The rapture is the catching up of living believers to meet the Lord in the air at His coming, described by Paul: the Lord shall descend from heaven with a shout, the dead in Christ shall rise first, and then those who are alive and remain shall be caught up together with them in the clouds, to meet the Lord in the air, and so shall ever be with the Lord. The word translated “caught up” is the Greek harpazō, rendered in the Latin Vulgate by rapiemur, whence “rapture.” The crucial question is not whether there is a rapture—all orthodox Christians confess this catching up—but its timing and character. The historic and Reformed view holds that the rapture is one aspect of the single, public, glorious second coming of Christ: as the King descends, the dead are raised and the living are transformed and caught up to join His triumphal return, all in one event at the last day. Dispensationalism, by contrast, separates the rapture from the second coming, teaching a secret, silent removal of the church seven years before Christ’s visible return—a pretribulational rapture unknown to the church before the nineteenth century.
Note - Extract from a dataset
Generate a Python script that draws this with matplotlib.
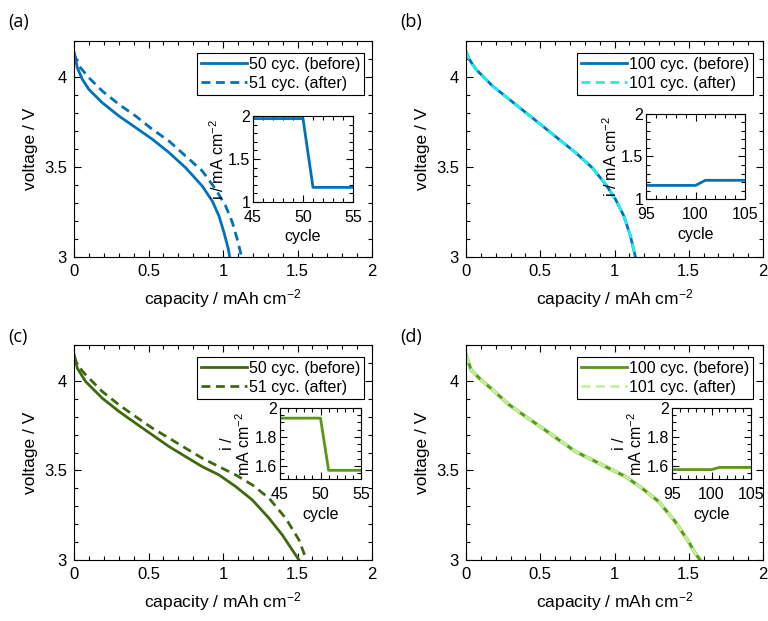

The believer’s comfort, in Paul’s own application, is not escapism but reunion: the living and the dead in Christ shall be gathered together to be forever with their Lord.
Webster 1828 defines RAPTURE as a seizing and carrying away, and the state of being transported with ecstasy—the root sense behind the “caught up” of 1 Thessalonians 4:17.
RAPTURE, n. — 1. A seizing by violence; a hurrying along. 2. Transport; ecstasy; violence of a pleasing passion; extreme joy or pleasure. 3. Rapidity with violence; a hurrying along with velocity.
RAPT, a. — Transported; ravished; snatched or carried away. The theological “rapture” derives from the Latin rendering of “caught up,” 1 Thess. iv. 17.
1 Thessalonians 4:17 — "Then we which are alive and remain shall be caught up together with them in the clouds, to meet the Lord in the air: and so shall we ever be with the Lord."
1 Corinthians 15:51-52 — "Behold, I shew you a mystery; We shall not all sleep, but we shall all be changed, in a moment, in the twinkling of an eye, at the last trump."
Matthew 24:30-31 — "And they shall see the Son of man coming in the clouds of heaven with power and great glory. And he shall send his angels with a great sound of a trumpet, and they shall gather together his elect."
1 Thessalonians 4:18 — "Wherefore comfort one another with these words."
Popular dispensationalism has detached the rapture from the second coming, inventing a secret, pretribulational, escapist disappearance—a doctrine unknown to the church for eighteen centuries and now the engine of a fear-driven prophecy industry.
The corruption of the rapture is not the doctrine of the catching up—which is plainly taught and dearly held—but its detachment from the second coming and its reinvention as a secret event. In the dispensational scheme the church is silently snatched away seven years before Christ’s public return, vanishing from the earth to escape a coming tribulation, leaving cars driverless and clothes in heaps. This pretribulational secret rapture appears nowhere in the church’s teaching before the 1830s; the apostles, fathers, and Reformers knew only one coming, public and glorious, at which the dead are raised and the living caught up together.
The practical fruit of this novelty has been escapism and sensationalism. A church taught to expect imminent removal is tempted to disengage from the long labor of discipling the nations, and a doctrine of secret disappearance feeds an industry of fear—novels, films, and seminars trafficking in dread rather than the comfort Paul intended. For the apostle’s own purpose in teaching the catching up was consolation: “comfort one another with these words.” The believer’s hope is reunion with his risen Lord and his raised brethren at the one great appearing, not a clandestine vanishing engineered to dodge hardship.
The doctrine rests on the Greek harpazō (caught up), rendered by the Latin rapiemur, joined to the apantēsis (meeting) of a king by his people going out to greet his arrival.
"The Reformed hold the rapture as one aspect of the single, public second coming, not a secret event seven years prior."
"Paul taught the catching up to comfort grieving believers, not to feed an industry of escapist dread."
"The pretribulational secret rapture was unknown to the church before the nineteenth century."